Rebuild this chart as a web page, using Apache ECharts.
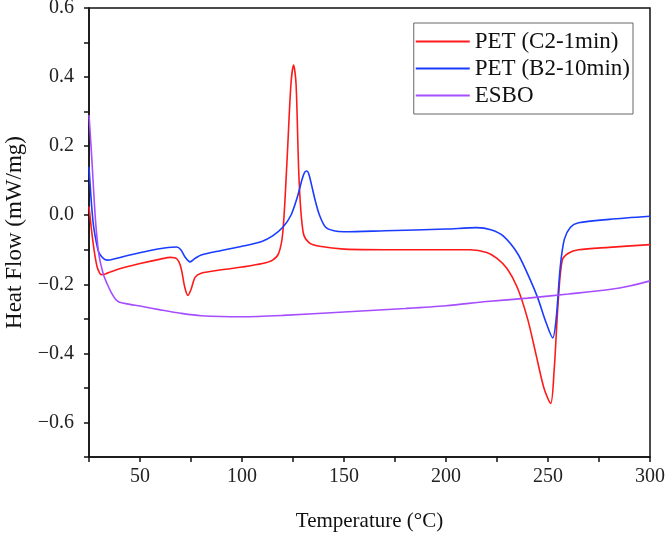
--
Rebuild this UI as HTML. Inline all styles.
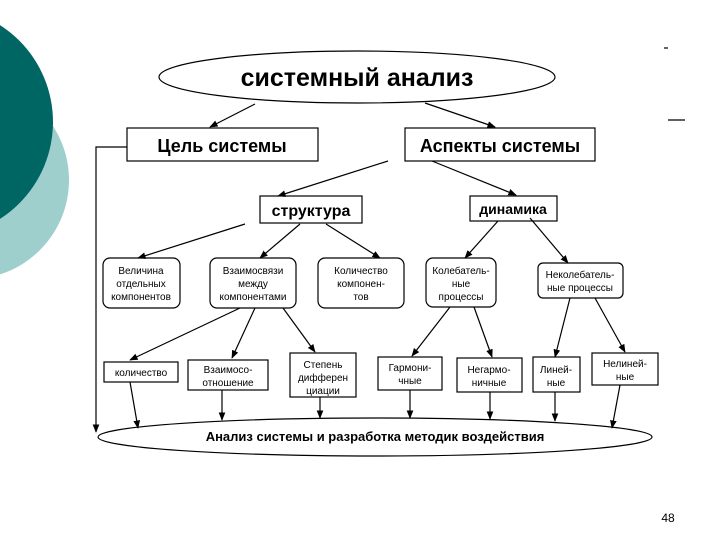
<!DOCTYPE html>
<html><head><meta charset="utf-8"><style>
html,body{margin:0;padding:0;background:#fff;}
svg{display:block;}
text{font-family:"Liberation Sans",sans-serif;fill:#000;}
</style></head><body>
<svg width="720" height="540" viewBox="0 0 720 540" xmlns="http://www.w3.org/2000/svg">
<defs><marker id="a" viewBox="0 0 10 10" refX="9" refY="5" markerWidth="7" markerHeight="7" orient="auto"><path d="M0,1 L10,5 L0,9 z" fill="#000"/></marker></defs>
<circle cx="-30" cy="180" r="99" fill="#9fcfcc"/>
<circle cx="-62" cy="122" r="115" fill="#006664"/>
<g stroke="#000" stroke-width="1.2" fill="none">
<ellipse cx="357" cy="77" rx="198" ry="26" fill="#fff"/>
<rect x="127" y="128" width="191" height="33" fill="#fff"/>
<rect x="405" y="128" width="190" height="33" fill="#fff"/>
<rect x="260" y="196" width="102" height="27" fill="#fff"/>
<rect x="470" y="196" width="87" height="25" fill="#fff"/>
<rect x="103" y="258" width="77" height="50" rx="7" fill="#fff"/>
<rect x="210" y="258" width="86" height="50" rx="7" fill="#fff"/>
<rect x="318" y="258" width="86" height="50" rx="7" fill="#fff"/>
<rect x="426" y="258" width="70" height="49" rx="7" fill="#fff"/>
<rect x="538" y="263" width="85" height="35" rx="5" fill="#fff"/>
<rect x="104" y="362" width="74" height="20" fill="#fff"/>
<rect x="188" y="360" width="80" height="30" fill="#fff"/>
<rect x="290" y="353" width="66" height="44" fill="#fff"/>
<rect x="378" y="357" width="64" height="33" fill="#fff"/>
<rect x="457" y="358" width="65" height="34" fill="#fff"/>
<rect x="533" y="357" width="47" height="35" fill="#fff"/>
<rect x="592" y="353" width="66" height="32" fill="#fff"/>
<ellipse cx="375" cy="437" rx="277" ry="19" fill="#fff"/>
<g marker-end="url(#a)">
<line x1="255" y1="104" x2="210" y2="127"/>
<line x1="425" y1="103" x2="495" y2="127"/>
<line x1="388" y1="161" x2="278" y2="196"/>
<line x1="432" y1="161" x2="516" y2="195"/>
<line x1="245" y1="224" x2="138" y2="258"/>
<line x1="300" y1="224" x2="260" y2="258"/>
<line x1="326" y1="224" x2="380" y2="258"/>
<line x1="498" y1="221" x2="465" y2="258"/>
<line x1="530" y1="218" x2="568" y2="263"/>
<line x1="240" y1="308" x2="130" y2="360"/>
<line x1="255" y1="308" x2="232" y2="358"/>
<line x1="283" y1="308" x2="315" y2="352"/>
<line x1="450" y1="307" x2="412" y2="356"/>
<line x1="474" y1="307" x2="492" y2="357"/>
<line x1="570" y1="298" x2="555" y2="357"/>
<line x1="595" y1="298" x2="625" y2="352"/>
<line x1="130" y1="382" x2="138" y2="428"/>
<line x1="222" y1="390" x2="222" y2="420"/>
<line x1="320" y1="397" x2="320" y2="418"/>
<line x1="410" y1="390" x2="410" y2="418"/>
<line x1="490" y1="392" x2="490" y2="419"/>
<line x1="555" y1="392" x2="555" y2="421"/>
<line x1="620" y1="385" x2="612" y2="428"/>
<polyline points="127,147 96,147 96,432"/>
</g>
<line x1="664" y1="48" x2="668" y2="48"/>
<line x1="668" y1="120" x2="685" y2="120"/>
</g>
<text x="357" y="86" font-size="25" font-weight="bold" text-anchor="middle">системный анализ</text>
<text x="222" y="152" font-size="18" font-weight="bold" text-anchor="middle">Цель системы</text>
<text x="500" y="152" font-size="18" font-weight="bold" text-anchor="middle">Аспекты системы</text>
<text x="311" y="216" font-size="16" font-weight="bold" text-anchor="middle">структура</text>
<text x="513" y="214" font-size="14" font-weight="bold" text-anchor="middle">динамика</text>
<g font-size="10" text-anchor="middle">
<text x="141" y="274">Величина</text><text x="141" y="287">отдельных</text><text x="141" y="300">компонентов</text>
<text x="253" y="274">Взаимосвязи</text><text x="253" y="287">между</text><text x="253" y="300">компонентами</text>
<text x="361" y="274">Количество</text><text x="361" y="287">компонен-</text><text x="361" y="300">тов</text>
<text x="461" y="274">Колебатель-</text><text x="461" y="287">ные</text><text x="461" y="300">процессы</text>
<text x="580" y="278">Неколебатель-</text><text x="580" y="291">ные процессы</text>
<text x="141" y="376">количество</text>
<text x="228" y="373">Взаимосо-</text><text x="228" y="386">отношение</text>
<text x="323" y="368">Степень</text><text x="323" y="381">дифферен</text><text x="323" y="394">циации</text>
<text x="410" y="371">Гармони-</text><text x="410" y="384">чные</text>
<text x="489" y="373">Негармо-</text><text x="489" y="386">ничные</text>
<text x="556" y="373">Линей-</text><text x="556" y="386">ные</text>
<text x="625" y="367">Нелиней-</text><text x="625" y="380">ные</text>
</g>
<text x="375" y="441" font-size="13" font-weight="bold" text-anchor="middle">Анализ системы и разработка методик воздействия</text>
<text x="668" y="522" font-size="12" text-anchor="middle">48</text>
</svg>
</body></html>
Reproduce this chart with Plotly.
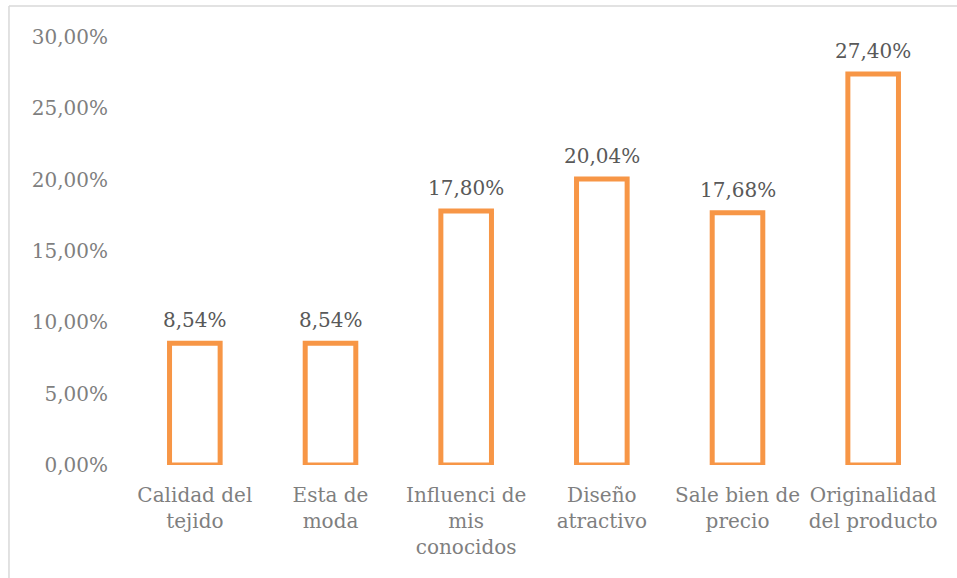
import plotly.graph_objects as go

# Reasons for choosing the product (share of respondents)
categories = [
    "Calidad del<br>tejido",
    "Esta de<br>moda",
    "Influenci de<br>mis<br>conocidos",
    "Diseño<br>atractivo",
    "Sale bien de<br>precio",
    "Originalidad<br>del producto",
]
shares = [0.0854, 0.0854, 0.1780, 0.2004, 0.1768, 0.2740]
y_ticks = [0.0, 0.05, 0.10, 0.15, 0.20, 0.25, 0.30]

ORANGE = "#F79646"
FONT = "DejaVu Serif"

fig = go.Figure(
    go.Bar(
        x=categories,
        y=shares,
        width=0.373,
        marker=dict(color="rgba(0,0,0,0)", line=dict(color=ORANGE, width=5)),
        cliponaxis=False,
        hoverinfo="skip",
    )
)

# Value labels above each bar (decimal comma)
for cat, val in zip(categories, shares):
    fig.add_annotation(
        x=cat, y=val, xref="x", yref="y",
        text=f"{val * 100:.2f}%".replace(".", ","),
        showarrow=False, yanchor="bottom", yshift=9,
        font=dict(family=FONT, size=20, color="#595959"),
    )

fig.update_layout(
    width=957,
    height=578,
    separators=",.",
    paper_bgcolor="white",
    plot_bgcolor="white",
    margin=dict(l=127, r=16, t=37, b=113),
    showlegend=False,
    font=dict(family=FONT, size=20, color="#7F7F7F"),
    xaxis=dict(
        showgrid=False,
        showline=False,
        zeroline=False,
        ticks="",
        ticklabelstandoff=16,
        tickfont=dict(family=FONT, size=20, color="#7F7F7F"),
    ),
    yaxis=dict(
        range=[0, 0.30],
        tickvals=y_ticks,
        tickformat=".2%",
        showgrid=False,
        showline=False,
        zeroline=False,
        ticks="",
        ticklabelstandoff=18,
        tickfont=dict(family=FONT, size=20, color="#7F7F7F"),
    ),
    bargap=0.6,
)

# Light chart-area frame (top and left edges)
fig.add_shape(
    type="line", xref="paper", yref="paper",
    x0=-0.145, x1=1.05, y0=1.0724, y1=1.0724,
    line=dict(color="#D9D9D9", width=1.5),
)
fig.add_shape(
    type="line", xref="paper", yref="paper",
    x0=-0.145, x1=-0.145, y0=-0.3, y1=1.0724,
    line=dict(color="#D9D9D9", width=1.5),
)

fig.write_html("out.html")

What is asked: Above are records with pictures. Reproduce exactly only the lines from the line with "Reproduce this chart with Plotly." through the line with "import plotly.graph_objects as go", both ends included, and leave the pictures out.

Reply to the exercise:
Reproduce this chart with Plotly.
import plotly.graph_objects as go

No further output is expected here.